Le joueur du Beerschot ne baisse pas les bras. "Si on termine troisième, on réalisera le meilleur résultat depuis notre indépendance, en 1991. Mon papa était aussi footballeur, mais il ne jouait pas dans la D1 de la grande URSS. Il n’y avait qu’un seul club kazakh."
Le plus beau résultat du Kazakhstan a été le 3-0 contre l’Écosse, en mars. Ses yeux pétillent. "Oui, j’ai inscrit le 2-0, mon premier but en équipe nationale. C’est la plus belle victoire de l’histoire de notre pays. On n’a pas gagné beaucoup de grands matchs. Je me souviens d’un 2-1 contre la Serbie en 2007. J’étais encore gamin ; je me trouvais dans les tribunes."
Le Kazakhstan ne s’avoue pas vaincu face au n° 1 mondial. Avec un petit sourire malicieux, Vorogovskiy énumère les arguments d’un éventuel miracle. "On espère surtout que les Belges, qualifiés, ne seront pas motivés. J’ai entendu qu’ils n’aiment pas venir jouer ici ? Et que Lukaku n’est pas ici ? On joue sur un terrain synthétique, le décalage horaire est de quatre heures et il y a six heures de vol."
Le Kazakhstan fait penser au froid glacial qui règne dans les steppes. Vorogovskiy sourit : "Vos joueurs s’attendaient à un climat polaire ? Il ne fait pas trop froid pour le moment (NdlR : il fait 14 degrés samedi et il fera 18 degrés dimanche). Et je les rassure : on peut fermer le toit du stade quand il y a trop de vent."
Vorogovskiy garde des sentiments mitigés du 3-0 du mois de juin en Belgique. "On a trop respecté les Diables rouges en première mi-temps. On n’a pensé qu’à défendre. En seconde mi-temps, on a vu que ce ne sont aussi que des êtres humains.
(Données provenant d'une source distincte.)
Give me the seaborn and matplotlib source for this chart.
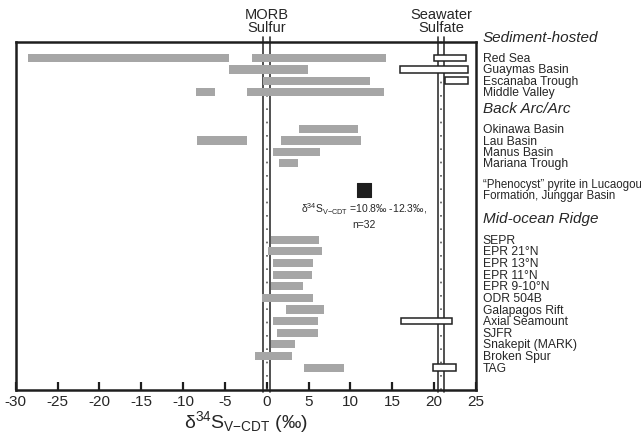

Je leur promets un accueil chaleureux : il y aura 30 000 personnes dans l’Astana Arena."
Le joueur favori de Vorogovskiy est évidemment Eden Hazard. "Je ne vais pas lui demander son maillot. Je n’aime pas en échanger après un match."
Un équipier intervient. "Eden lui a proposé son maillot après le match à Bruxelles, mais Yan a refusé."
Ils ont de l’humour malgré tout, ces Kazakhs...
"Anderlecht éprouverait du mal en 1B"
Il y a deux semaines, Vorogovskiy a affronté le club le plus titré du Royaume en Coupe de Belgique. Anderlecht l’a emporté après les prolongations (2-3). Au terme du match, Vorogovskiy est resté étalé sur la pelouse, tellement sa déception et sa fatigue étaient grandes.
Le gardien, Mike Vanhamel, a dû le relever. “Nous étions meilleurs qu’Anderlecht”, explique Vorogovskiy, qui était l’adversaire direct de l’homme du match, Alexis Saelemaekers. “Nous avons eu plus d’occasions franches qu’Anderlecht. Cet Anderlecht-là éprouverait du mal en 1B. La D2 n’est vraiment pas un championnat facile.”
En principe, Vorogovskiy aurait dû jouer plusieurs fois contre Anderlecht. “C’est vrai. Quand j’ai signé au Beerschot, je pensais que je jouerais en 1A. On m’a dit : ‘C’est très probable qu‘on monte suite à l’affaire de Malines.’ Mais je n’en veux pas à ces gens. Je suis bien au Beerschot ; je vais tout donner pour qu’on monte dans le classement.”